** START **

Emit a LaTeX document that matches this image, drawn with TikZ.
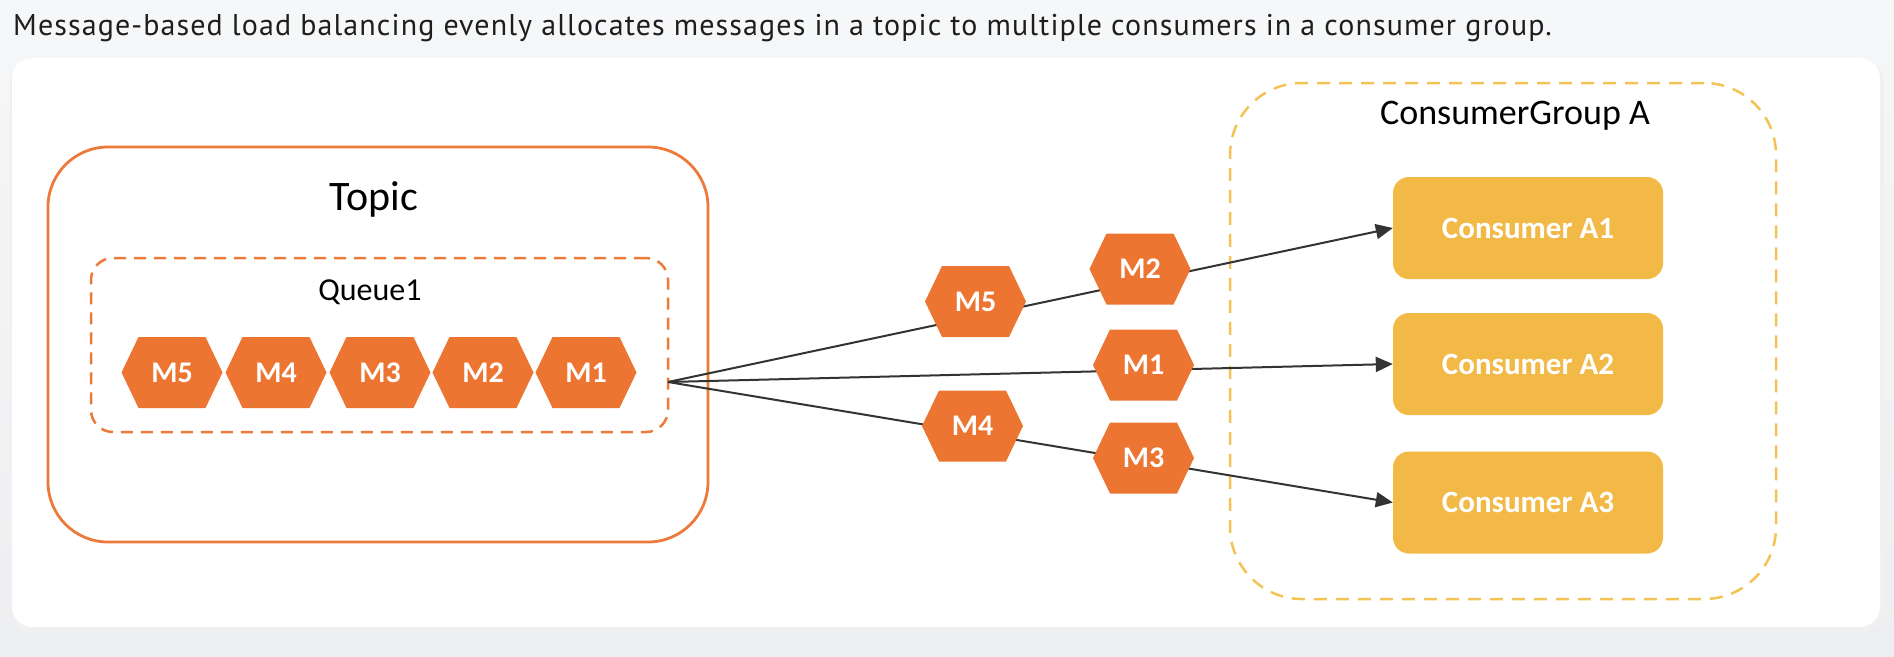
\documentclass[tikz,border=0pt]{standalone}
\usepackage{fontspec}
\setmainfont{Carlito}
\newfontfamily\capfont[LetterSpace=3.7]{PT Sans}
\usetikzlibrary{arrows.meta}
\definecolor{bgtop}{HTML}{F6F7F8}
\definecolor{bgbot}{HTML}{EDEEF1}
\definecolor{hexorange}{HTML}{EC7532}
\definecolor{topicorange}{HTML}{EC7A3A}
\definecolor{consyellow}{HTML}{F2B946}
\definecolor{groupyellow}{HTML}{F3C355}
\definecolor{linegray}{HTML}{333333}
\definecolor{captext}{HTML}{1E1E1E}
\tikzset{
  hex/.style={minimum width=101pt, minimum height=71pt, inner sep=0pt, text=white,
    font=\bfseries\fontsize{30}{36}\selectfont,
    path picture={\fill[hexorange] (path picture bounding box.west)
      -- ([xshift=17pt]path picture bounding box.north west)
      -- ([xshift=-17pt]path picture bounding box.north east)
      -- (path picture bounding box.east)
      -- ([xshift=-17pt]path picture bounding box.south east)
      -- ([xshift=17pt]path picture bounding box.south west) -- cycle;}},
  consbox/.style={fill=consyellow, rounded corners=16pt, minimum width=270pt, minimum height=102pt,
    inner sep=0pt, text=white, font=\bfseries\fontsize{31}{38}\selectfont},
  conn/.style={draw=linegray, line width=2pt, -{Triangle[length=17pt,width=15pt]}},
}
\begin{document}
\begin{tikzpicture}[x=1pt,y=-1pt]
\useasboundingbox (0,0) rectangle (1894,656);
\shade[top color=bgtop, bottom color=bgbot] (0,0) rectangle (1894,656);
% card shadow and card
\fill[black!6, rounded corners=22pt] (10,60) rectangle (1884,633);
\fill[white, rounded corners=20pt] (12,58) rectangle (1880,627);
% caption
\node[anchor=base west, inner sep=0pt, text=captext, font=\capfont\fontsize{30}{36}\selectfont] (caption) at (13,35)
  {Message-based load balancing evenly allocates messages in a topic to multiple consumers in a consumer group.};
% topic box
\node[draw=topicorange, line width=2.8pt, rounded corners=60pt, minimum width=660pt, minimum height=395pt] (topic) at (378,344.5) {};
\node[anchor=base, inner sep=0pt, font=\fontsize{42}{50}\selectfont] (topiclabel) at (374,210) {Topic};
\node[draw=topicorange, line width=2.5pt, dash pattern=on 12pt off 8pt, rounded corners=22pt, minimum width=577pt, minimum height=174pt] (queue) at (379.5,345) {};
\node[anchor=base, inner sep=0pt, font=\fontsize{32}{38}\selectfont] (queuelabel) at (370,300) {Queue1};
% queue messages
\node[hex] (q5) at (172,372.5) {M5};
\node[hex] (q4) at (276,372.5) {M4};
\node[hex] (q3) at (380,372.5) {M3};
\node[hex] (q2) at (483,372.5) {M2};
\node[hex] (q1) at (586,372.5) {M1};
% consumer group
\node[draw=groupyellow, line width=2.5pt, dash pattern=on 13pt off 9pt, rounded corners=72pt, minimum width=546pt, minimum height=516pt] (group) at (1503,341) {};
\node[anchor=base, inner sep=0pt, font=\fontsize{36}{42}\selectfont] (grouplabel) at (1515,124) {ConsumerGroup A};
\node[consbox] (A1) at (1528,228) {Consumer A1};
\node[consbox] (A2) at (1528,364) {Consumer A2};
\node[consbox] (A3) at (1528,502.5) {Consumer A3};
% connectors
\coordinate (src) at (668,382);
\draw[conn] (src) -- (A1.west);
\draw[conn] (src) -- (A2.west);
\draw[conn] (src) -- (A3.west);
% messages in flight
\node[hex] (m5) at (975.5,301.5) {M5};
\node[hex] (m2) at (1140,269) {M2};
\node[hex] (m1) at (1143.5,365) {M1};
\node[hex] (m4) at (972.5,426) {M4};
\node[hex] (m3) at (1143.5,458) {M3};
\end{tikzpicture}
\end{document}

** END **

From start to finish, output the listing exactly, but omit its pictures.

[Response to the exercise]
Emit a LaTeX document that matches this image, drawn with TikZ.
\documentclass[tikz,border=0pt]{standalone}
\usepackage{fontspec}
\setmainfont{Carlito}
\newfontfamily\capfont[LetterSpace=3.7]{PT Sans}
\usetikzlibrary{arrows.meta}
\definecolor{bgtop}{HTML}{F6F7F8}
\definecolor{bgbot}{HTML}{EDEEF1}
\definecolor{hexorange}{HTML}{EC7532}
\definecolor{topicorange}{HTML}{EC7A3A}
\definecolor{consyellow}{HTML}{F2B946}
\definecolor{groupyellow}{HTML}{F3C355}
\definecolor{linegray}{HTML}{333333}
\definecolor{captext}{HTML}{1E1E1E}
\tikzset{
  hex/.style={minimum width=101pt, minimum height=71pt, inner sep=0pt, text=white,
    font=\bfseries\fontsize{30}{36}\selectfont,
    path picture={\fill[hexorange] (path picture bounding box.west)
      -- ([xshift=17pt]path picture bounding box.north west)
      -- ([xshift=-17pt]path picture bounding box.north east)
      -- (path picture bounding box.east)
      -- ([xshift=-17pt]path picture bounding box.south east)
      -- ([xshift=17pt]path picture bounding box.south west) -- cycle;}},
  consbox/.style={fill=consyellow, rounded corners=16pt, minimum width=270pt, minimum height=102pt,
    inner sep=0pt, text=white, font=\bfseries\fontsize{31}{38}\selectfont},
  conn/.style={draw=linegray, line width=2pt, -{Triangle[length=17pt,width=15pt]}},
}
\begin{document}
\begin{tikzpicture}[x=1pt,y=-1pt]
\useasboundingbox (0,0) rectangle (1894,656);
\shade[top color=bgtop, bottom color=bgbot] (0,0) rectangle (1894,656);
% card shadow and card
\fill[black!6, rounded corners=22pt] (10,60) rectangle (1884,633);
\fill[white, rounded corners=20pt] (12,58) rectangle (1880,627);
% caption
\node[anchor=base west, inner sep=0pt, text=captext, font=\capfont\fontsize{30}{36}\selectfont] (caption) at (13,35)
  {Message-based load balancing evenly allocates messages in a topic to multiple consumers in a consumer group.};
% topic box
\node[draw=topicorange, line width=2.8pt, rounded corners=60pt, minimum width=660pt, minimum height=395pt] (topic) at (378,344.5) {};
\node[anchor=base, inner sep=0pt, font=\fontsize{42}{50}\selectfont] (topiclabel) at (374,210) {Topic};
\node[draw=topicorange, line width=2.5pt, dash pattern=on 12pt off 8pt, rounded corners=22pt, minimum width=577pt, minimum height=174pt] (queue) at (379.5,345) {};
\node[anchor=base, inner sep=0pt, font=\fontsize{32}{38}\selectfont] (queuelabel) at (370,300) {Queue1};
% queue messages
\node[hex] (q5) at (172,372.5) {M5};
\node[hex] (q4) at (276,372.5) {M4};
\node[hex] (q3) at (380,372.5) {M3};
\node[hex] (q2) at (483,372.5) {M2};
\node[hex] (q1) at (586,372.5) {M1};
% consumer group
\node[draw=groupyellow, line width=2.5pt, dash pattern=on 13pt off 9pt, rounded corners=72pt, minimum width=546pt, minimum height=516pt] (group) at (1503,341) {};
\node[anchor=base, inner sep=0pt, font=\fontsize{36}{42}\selectfont] (grouplabel) at (1515,124) {ConsumerGroup A};
\node[consbox] (A1) at (1528,228) {Consumer A1};
\node[consbox] (A2) at (1528,364) {Consumer A2};
\node[consbox] (A3) at (1528,502.5) {Consumer A3};
% connectors
\coordinate (src) at (668,382);
\draw[conn] (src) -- (A1.west);
\draw[conn] (src) -- (A2.west);
\draw[conn] (src) -- (A3.west);
% messages in flight
\node[hex] (m5) at (975.5,301.5) {M5};
\node[hex] (m2) at (1140,269) {M2};
\node[hex] (m1) at (1143.5,365) {M1};
\node[hex] (m4) at (972.5,426) {M4};
\node[hex] (m3) at (1143.5,458) {M3};
\end{tikzpicture}
\end{document}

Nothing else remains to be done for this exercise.